RYE, N.Y. -- When Rye YMCA member Stuart Reis visited Don Bosco Community Center in Port Chester last winter, he was impressed by the range of the organization’s activities and the dedication of its staff to the low-income, mostly Latino families the center serves.

However, it was Don Bosco’s vision for a new early childhood language and literacy program that caught his attention. Helping this center become a reality, Reis thought, might be the perfect project for the Rye Y’s Togetherhood program.

On July 8, a group of Togetherhood volunteers, working with local artist Daniel DeNapoli, put the finishing touches on a large, vibrant triptych that will brighten the walls of the language and literacy center when it opens this fall.

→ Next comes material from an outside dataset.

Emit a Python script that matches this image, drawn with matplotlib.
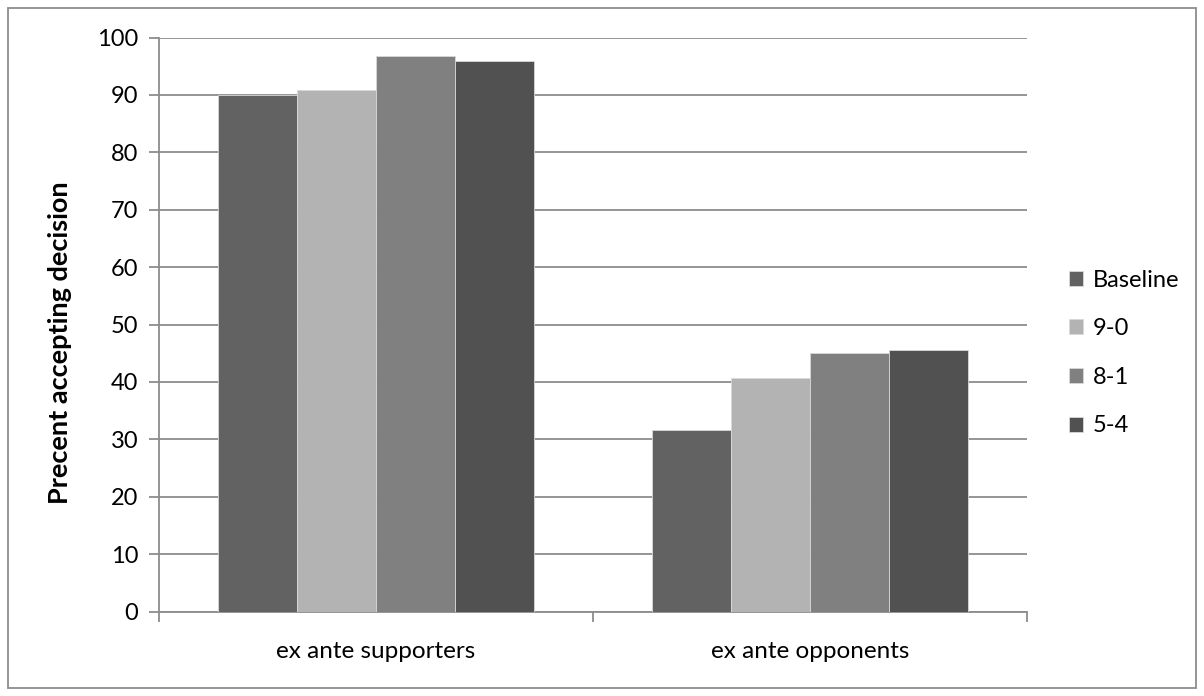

The project, a collaboration between the Port Chester-based Don Bosco, the Rye YMCA and the Rye Arts Center, involved 25 adults, teens and children who spent a total of three days filling in DeNapoli’s three-panel sketches.

Togetherhood is a national YMCA social responsibility initiative that engages Y members in community service. Since its formation in May 2014, the Rye Y Togetherhood Committee has organized five projects involving 100 members.

In addition to Don Bosco, the organizations served include St. Ignatius Middle School (in the South Bronx), The Sharing Shelf, My Sister’s Place and the Rye Nature Center.

Martha Sud, an independent language and literacy specialist working with Don Bosco, explained that the new program has a twofold purpose: to prepare 20 prekindergarten Latino children with the skills and knowledge required for a successful entrance to kindergarten and provide immigrant families with simple daily practices to boost their children’s school readiness.

"The triptych mural expresses the importance of early childhood education as the stepping- stone for a successful future of minority youth,” Sud said. “Concurrently, this vivid mural hopes to inspire children and their immigrant families to become engaged in using literacy artifacts during their time at the center."